Monday, April 27, 2009

Do Credit Checks by a Landlord Ding Your Credit?

Landlords often perform credit checks, because your credit history reflects your reliability to make payments. However, this credit check lowers your credit score. Apartment managers can perform a credit check even if you do not specifically grant permission to do so. The effect on your credit is minimal, so you may not have to worry unless you have poor credit.

Identification

    Credit checks by a landlord appear as a hard inquiry and affect your credit score, according to Bankrate. Hard inquiries usually occur when you submit an application for something. Conversely, a credit check not related to an application, called a soft pull, has no effect on your score.

Effects

    A credit check negatively affects your score by no more than five points and only for a year, according to Bankrate. The FICO scoring model scores range from 300 to 850, so five points probably won't affect whether a lender will extend credit to you or require you to pay a higher interest rate.

Potential

    While an individual credit check is relatively harmless, too many credit checks could cause noticeable damage to your score, because reliable borrowers do not submit frequent applications for credit.
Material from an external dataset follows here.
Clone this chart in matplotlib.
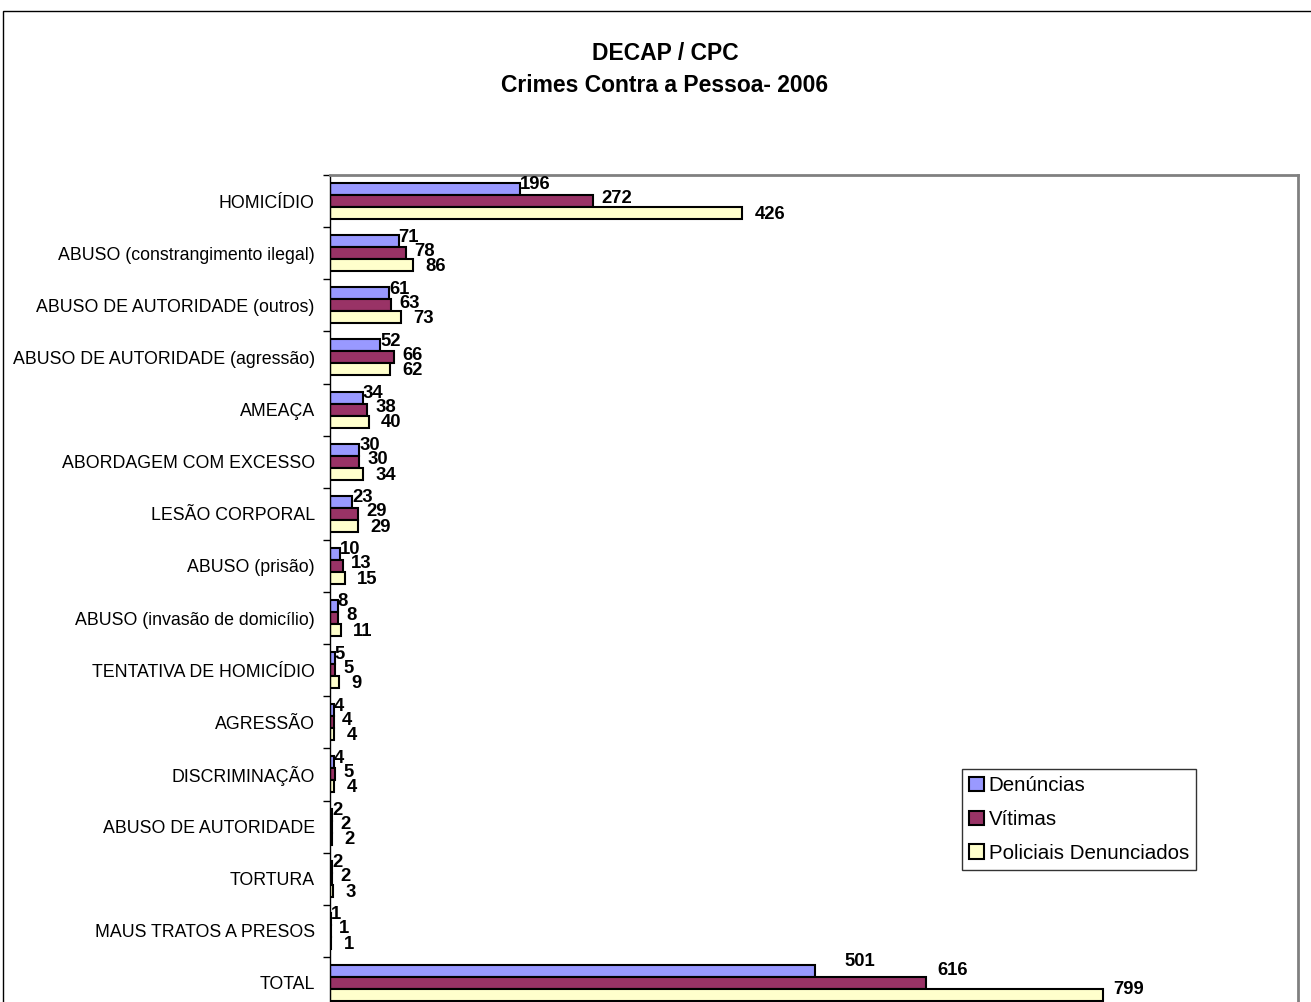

The FICO formula weighs credit checks based on the rest of your credit information, so you should keep inquiries to a minimum.

Tip

    Review your credit report and any inquiries to make sure any checks resulting from a rental application are correctly assigned to you. If someone pulls your report even though you never applied for a residence, you can write a letter to the landlord asking him to remove the inquiry, or you can dispute the inquiry directly with the credit rating bureaus.